Wednesday, March 15, 2006

Battered Woman Syndrome.

There is a very thoughtful feature piece over at Medill's 'On The Docket' about Battered Woman Syndrome and how courts treat the subject when expert evidence is offered.

The focus in this particular piece is on Dixon v. U.S., a woman who attended two gun shows in Dallas, TX, accompanied by her boyfriend. Dixon's boyfriend was a convicted felon and was unable to legally purchase a firearm at the gun shows, so he had Dixon "do the dirty work for him." Dixon purchased seven guns for him. Dixon was ultimately charged with receiving a firearm while under indictment (for participation in an unrelated check-cashing scheme) and for making a false statement to purchase a firearm. Dixon acknowledging breaking the law, but said she had acted under duress because she had been abused for many years by the boyfriend and feared serious bodily harm or death if she did not follow his instructions to purchase the firearms.

The court refused to allow expert testimony relating to Battered Woman Syndrome and its possible role in Dixon's actions.
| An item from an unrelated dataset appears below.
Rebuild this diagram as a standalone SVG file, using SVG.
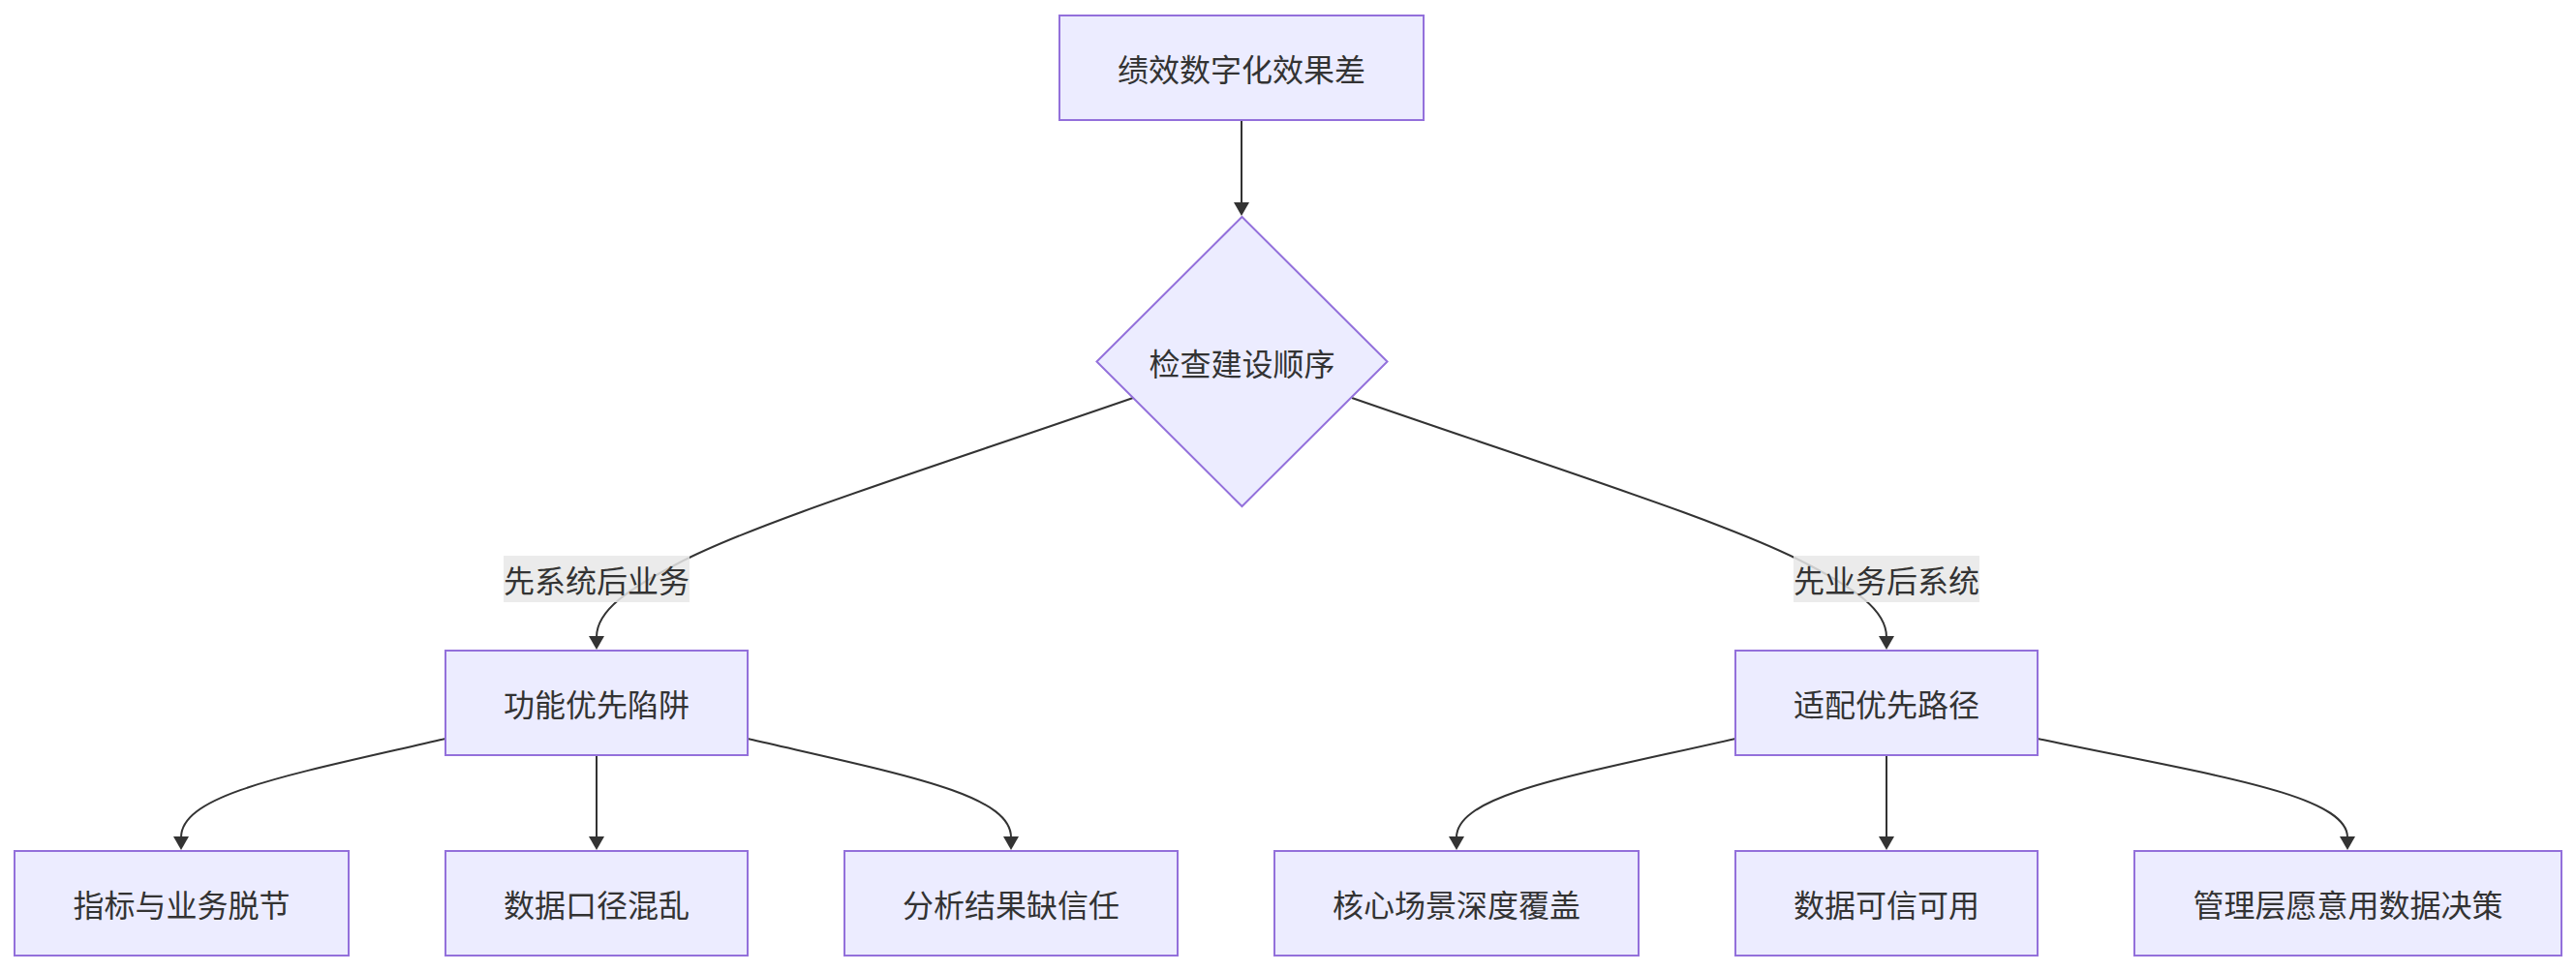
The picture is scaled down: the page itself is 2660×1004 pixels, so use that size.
<svg xmlns="http://www.w3.org/2000/svg" width="2660" height="1004" viewBox="0 0 2660 1004">
<style>
.node rect, .node polygon { fill: #ECECFF; stroke: #9370DB; stroke-width: 2; }
.node text, .label text { font-family: "Noto Sans CJK SC", "Noto Sans", sans-serif; font-size: 32px; fill: #333333; text-anchor: middle; dominant-baseline: central; }
.edge { fill: none; stroke: #333333; stroke-width: 2; marker-end: url(#arrow); }
.label rect { fill: #e8e8e8; fill-opacity: 0.85; }
</style>
<defs>
<marker id="arrow" markerUnits="userSpaceOnUse" markerWidth="14" markerHeight="16" viewBox="0 0 14 16" refX="1" refY="8" orient="auto">
<path d="M0,0 L14,8 L0,16 z" fill="#333333"/>
</marker>
</defs>
<rect width="2660" height="1004" fill="#ffffff"/>
<g id="connectors">
<path class="edge" d="M1282,124 L1282,210"/>
<path class="edge" d="M1170,411 C950,487 780,540 700,582 C650,608 616,630 616,658"/>
<path class="edge" d="M1396,411 C1615,487 1785,540 1865,582 C1915,608 1948,630 1948,658"/>
<path class="edge" d="M460,763 C300,800 187,820 187,865"/>
<path class="edge" d="M616,780 L616,865"/>
<path class="edge" d="M772,763 C932,800 1044,820 1044,865"/>
<path class="edge" d="M1792,763 C1630,800 1504,820 1504,865"/>
<path class="edge" d="M1948,780 L1948,865"/>
<path class="edge" d="M2104,763 C2280,800 2424,820 2424,865"/>
</g>
<g id="label-left" class="label">
<rect x="520" y="574" width="192" height="48"/>
<text x="616" y="598">先系统后业务</text>
</g>
<g id="label-right" class="label">
<rect x="1852" y="574" width="192" height="48"/>
<text x="1948" y="598">先业务后系统</text>
</g>
<g id="n-top" class="node">
<rect x="1094" y="16" width="376" height="108"/>
<text x="1282" y="70">绩效数字化效果差</text>
</g>
<g id="n-check" class="node">
<polygon points="1282.5,224 1432.5,373.5 1282.5,523 1132.5,373.5"/>
<text x="1282.5" y="373.5">检查建设顺序</text>
</g>
<g id="n-func" class="node">
<rect x="460" y="672" width="312" height="108"/>
<text x="616" y="726">功能优先陷阱</text>
</g>
<g id="n-fit" class="node">
<rect x="1792" y="672" width="312" height="108"/>
<text x="1948" y="726">适配优先路径</text>
</g>
<g id="n-b1" class="node">
<rect x="15" y="879" width="345" height="108"/>
<text x="187.5" y="933">指标与业务脱节</text>
</g>
<g id="n-b2" class="node">
<rect x="460" y="879" width="312" height="108"/>
<text x="616" y="933">数据口径混乱</text>
</g>
<g id="n-b3" class="node">
<rect x="872" y="879" width="344" height="108"/>
<text x="1044" y="933">分析结果缺信任</text>
</g>
<g id="n-b4" class="node">
<rect x="1316" y="879" width="376" height="108"/>
<text x="1504" y="933">核心场景深度覆盖</text>
</g>
<g id="n-b5" class="node">
<rect x="1792" y="879" width="312" height="108"/>
<text x="1948" y="933">数据可信可用</text>
</g>
<g id="n-b6" class="node">
<rect x="2204" y="879" width="441" height="108"/>
<text x="2424.5" y="933">管理层愿意用数据决策</text>
</g>
</svg>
The court reasoned that the expert testimony would be overly subjective. Dixon did present evidence about the abuse she suffered at the hands of her boyfriend, but the jury was not convinced. Dixon was convicted and sentenced to 34 months in prison. Dixon appealed, challenging the court's refusal of the expert evidence and concerning the court's conclusion that BWS is an affirmative defense that the defendant bears the burden to prove. The 5th Circuit Court of Appeals unanimously rejected Dixon's arguments on appeal. Now SCOTUS has agreed to hear the case, but only on the issue of what standard of proof the defendant should be held to in proving duress.

In the article about BWS, there is a good discussion of how BWS is treated differently in various states and of the juxtaposition of law, advocacy, and science involved in matters such as BWS and post-traumatic-stress disorder. Some really good food for thought in there, and certainly support for, at the least, the notion that there should be some kind of uniform treatment of BWS from state to state.